The Oklahoma Medical Research Foundation has landed a $470,000 National Eye Institute grant to test whether a ketogenic diet can help protect vision in multiple sclerosis. The two-year project, led by Scott Plafker, Ph.D., R.Ph., is built around optic neuritis, the inflammatory attack on the optic nerve that can hit up to 70% of people with MS and leave them with pain, blurred vision or sudden vision loss.
That is the part researchers want to get ahead of. In current practice, acute optic neuritis is commonly treated with high-dose corticosteroids because they can speed visual recovery, but the National Eye Institute has said oral corticosteroids alone were ineffective in a clinical trial and raised the risk of future attacks.
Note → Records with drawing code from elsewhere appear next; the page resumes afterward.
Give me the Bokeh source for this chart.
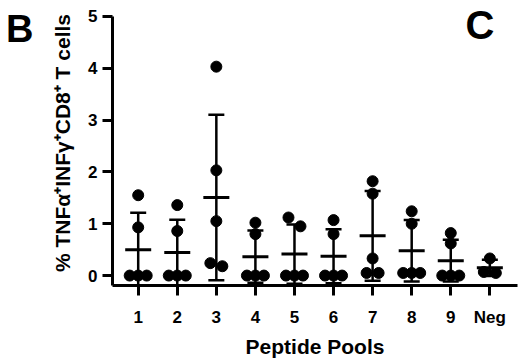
import numpy as np
from bokeh.plotting import figure
from bokeh.layouts import row
from bokeh.models import Range1d, FixedTicker, Label, ColumnDataSource
from bokeh.embed import file_html
from bokeh.resources import INLINE

# ---- data ----
pools = ["1", "2", "3", "4", "5", "6", "7", "8", "9", "Neg"]
pool1 = [1.55, 0.93, 0.0, 0.0, 0.0]
pool2 = [1.36, 0.86, 0.0, 0.0, 0.0]
pool3 = [4.03, 2.03, 1.05, 0.24, 0.18]
pool4 = [1.02, 0.80, 0.0, 0.0, 0.0]
pool5 = [1.12, 0.95, 0.0, 0.0, 0.0]
pool6 = [1.07, 0.80, 0.0, 0.0, 0.0]
pool7 = [1.82, 1.58, 0.33, 0.05, 0.05]
pool8 = [1.24, 1.00, 0.05, 0.05, 0.05]
pool9 = [0.82, 0.62, 0.0, 0.0, 0.0]
pool_neg = [0.33, 0.07, 0.05]
groups = [pool1, pool2, pool3, pool4, pool5, pool6, pool7, pool8, pool9, pool_neg]
y_ticks = [0, 1, 2, 3, 4, 5]
y_top = 5

# ---- layout ----
LW = 45                      # narrow panel holding the "B"
W, H = 519 - LW, 360
BL, BR, BT, BB = 67, 2, 0, 73
PXU_X = 39.07                # px per category
PXU_Y = 52.2                 # px per unit on y
X0 = 1 - 25.7 / PXU_X
X1 = X0 + (W - BL - BR) / PXU_X
Y0 = y_top - 271 / PXU_Y
Y1 = y_top + 16 / PXU_Y
DX = 1 / PXU_X
DY = 1 / PXU_Y

def page_x(px):
    return X0 + (px - LW - BL) * DX

def page_y(py):
    return Y1 - (py - BT) * DY

FONT = "Liberation Sans"

p = figure(width=W, height=H, x_range=Range1d(X0, X1), y_range=Range1d(Y0, Y1),
           output_backend="svg", toolbar_location=None,
           min_border_left=BL, min_border_right=BR, min_border_top=BT, min_border_bottom=BB)
p.outline_line_color = None
p.xgrid.visible = False
p.ygrid.visible = False
p.background_fill_color = "white"
p.border_fill_color = "white"

for ax in (p.xaxis[0], p.yaxis[0]):
    ax.axis_line_width = 3
    ax.axis_line_color = "black"
    ax.major_tick_line_width = 3
    ax.major_tick_line_color = "black"
    ax.major_tick_out = 10
    ax.major_tick_in = 0
    ax.minor_tick_line_color = None
    ax.major_label_text_font = FONT
    ax.major_label_text_font_style = "bold"
    ax.major_label_text_font_size = "17px"
    ax.major_label_text_color = "black"
    ax.axis_label_text_font = FONT
    ax.axis_label_text_font_style = "bold"
    ax.axis_label_text_color = "black"

p.xaxis.ticker = FixedTicker(ticks=list(range(1, len(pools) + 1)))
p.xaxis.major_label_overrides = {i + 1: name for i, name in enumerate(pools)}
p.xaxis.major_label_standoff = 12
p.xaxis.axis_label = "Peptide Pools"
p.xaxis.axis_label_text_font_size = "21px"
p.xaxis.axis_label_standoff = 5

p.yaxis.ticker = FixedTicker(ticks=y_ticks)
p.yaxis.bounds = (Y0, y_top)
p.yaxis.major_label_standoff = 5
p.yaxis.axis_label = "% TNFα⁺INFγ⁺CD8⁺ T cells"
p.yaxis.axis_label_text_font_size = "21px"
p.yaxis.axis_label_standoff = 11

# ---- swarm offsets ----
def swarm(vals, thr_px=10.0):
    n = len(vals)
    order = sorted(range(n), key=lambda i: -vals[i])
    rows = []
    for i in order:
        if rows and (vals[rows[-1][0]] - vals[i]) / DY < thr_px:
            rows[-1].append(i)
        else:
            rows.append([i])
    offs = [0.0] * n
    for r in rows:
        k = len(r)
        step = 12.0 if k == 2 else 8.5
        for j, i in enumerate(r):
            offs[i] = (j - (k - 1) / 2) * step * DX
    return offs

px, py = [], []
gx, gmean, glo, ghi = [], [], [], []
for gi, vals in enumerate(groups):
    xc = gi + 1
    offs = swarm(vals)
    for v, o in zip(vals, offs):
        px.append(xc + o)
        py.append(v)
    arr = np.array(vals, dtype=float)
    m = arr.mean()
    sd = arr.std(ddof=1)
    gx.append(xc)
    gmean.append(m)
    glo.append(m - sd)
    ghi.append(m + sd)

pts = ColumnDataSource(dict(x=px, y=py))
p.scatter("x", "y", source=pts, size=11, fill_color="black", line_color="black")

stats = ColumnDataSource(dict(x=gx, mean=gmean, lo=glo, hi=ghi))
p.segment(x0="x", y0="lo", x1="x", y1="hi", source=stats, line_width=2.5, line_color="black")
p.scatter("x", "hi", source=stats, marker="dash", size=16, line_width=2.5, line_color="black")
p.scatter("x", "lo", source=stats, marker="dash", size=16, line_width=2.5, line_color="black")
p.scatter("x", "mean", source=stats, marker="dash", size=26, line_width=3, line_color="black")

p.add_layout(Label(x=page_x(465), y=page_y(25), text="C", text_font=FONT,
                   text_font_style="bold", text_font_size="40px", text_align="left",
                   text_baseline="middle", text_color="black"))

# ---- narrow left panel with the "B" ----
pb = figure(width=LW, height=H, x_range=Range1d(0, LW), y_range=Range1d(H, 0),
            output_backend="svg", toolbar_location=None, x_axis_type=None, y_axis_type=None,
            min_border_left=0, min_border_right=0, min_border_top=0, min_border_bottom=0)
pb.outline_line_color = None
pb.xgrid.visible = False
pb.ygrid.visible = False
pb.add_layout(Label(x=5.5, y=36, text="B", text_font=FONT, text_font_style="bold",
                    text_font_size="38px", text_align="left", text_baseline="alphabetic",
                    text_color="black"))

layout = row(pb, p, spacing=0)
open("out.html", "w").write(file_html(layout, INLINE))
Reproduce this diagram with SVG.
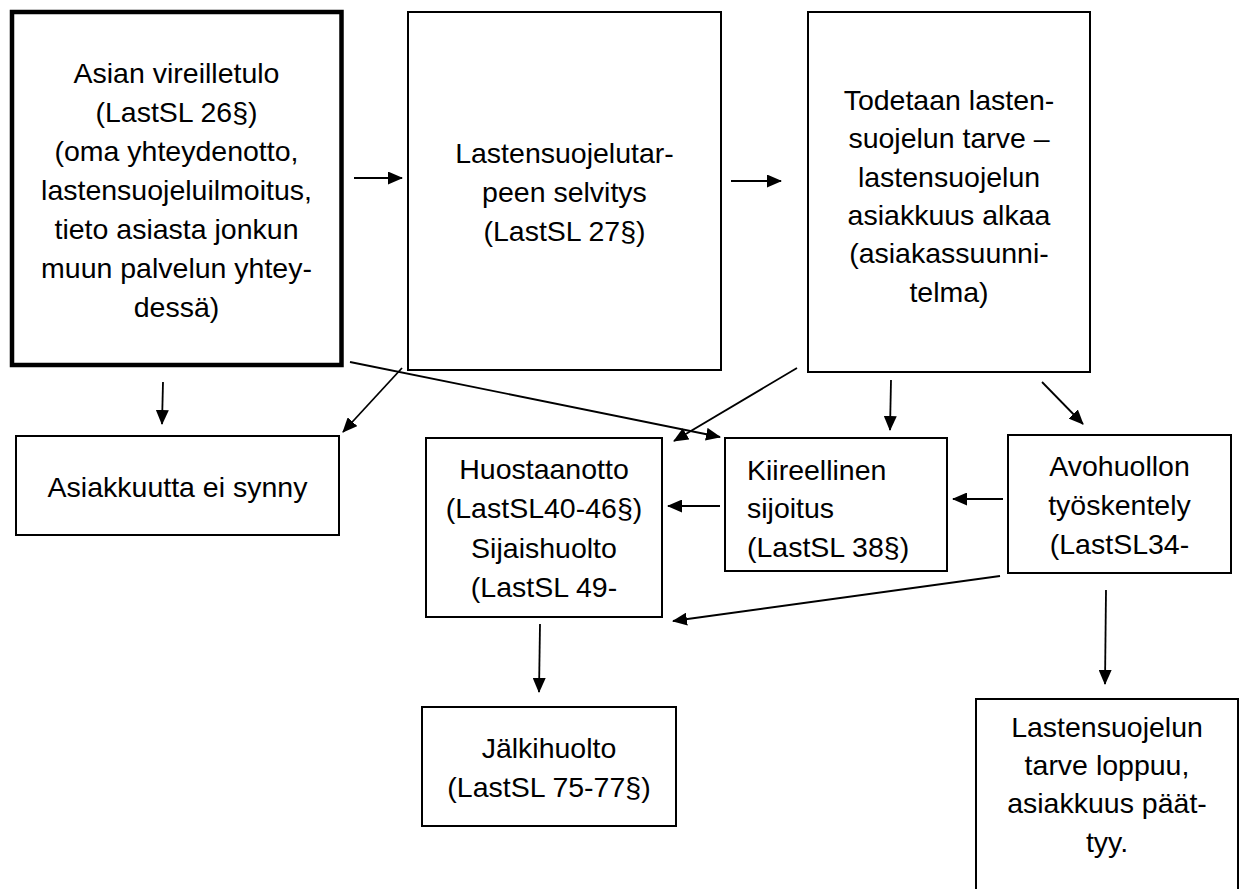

Plafker’s group is trying to find a non-steroidal route that lowers inflammation before the nerve takes irreversible damage.

The grant follows earlier work from Plafker’s lab showing that mice fed a low-carbohydrate, high-fat ketogenic diet had less inflammation and significantly milder symptoms in an MS-like mouse model. OMRF has also reported that the diet changed the gut microbiome in a way that increased bacteria producing indole compounds. Those metabolites appeared to circulate through the bloodstream and reduce inflammation around the optic nerve while supporting recovery.
The new study will test whether those indoles, or similar compounds, can be turned into supplements or therapies that capture some of the same effect without forcing patients into a strict ketogenic diet. That makes the project less about a diet trend and more about whether ketosis can be translated into a practical treatment strategy for a specific, high-stakes neurologic problem.
Gabriel Pardo, who leads OMRF’s Multiple Sclerosis Center of Excellence, said he was hopeful the work could point toward a more natural treatment with fewer side effects and a better understanding of the microbiome-inflammation connection. OMRF has said Plafker’s research program is also aimed at explaining how very low-carbohydrate diets affect both motor and visual deficits in MS.
The timing matters because optic neuritis is often one of the first clues that MS is in play. The National Institute of Neurological Disorders and Stroke says MS is an autoimmune disorder that usually begins in adults ages 20 to 40, which is exactly why scientists keep coming back to the optic nerve as an early window for intervention. The question now is whether a keto-driven shift in metabolism and gut chemistry can do more than support symptoms in mice and actually protect vision before the damage is done.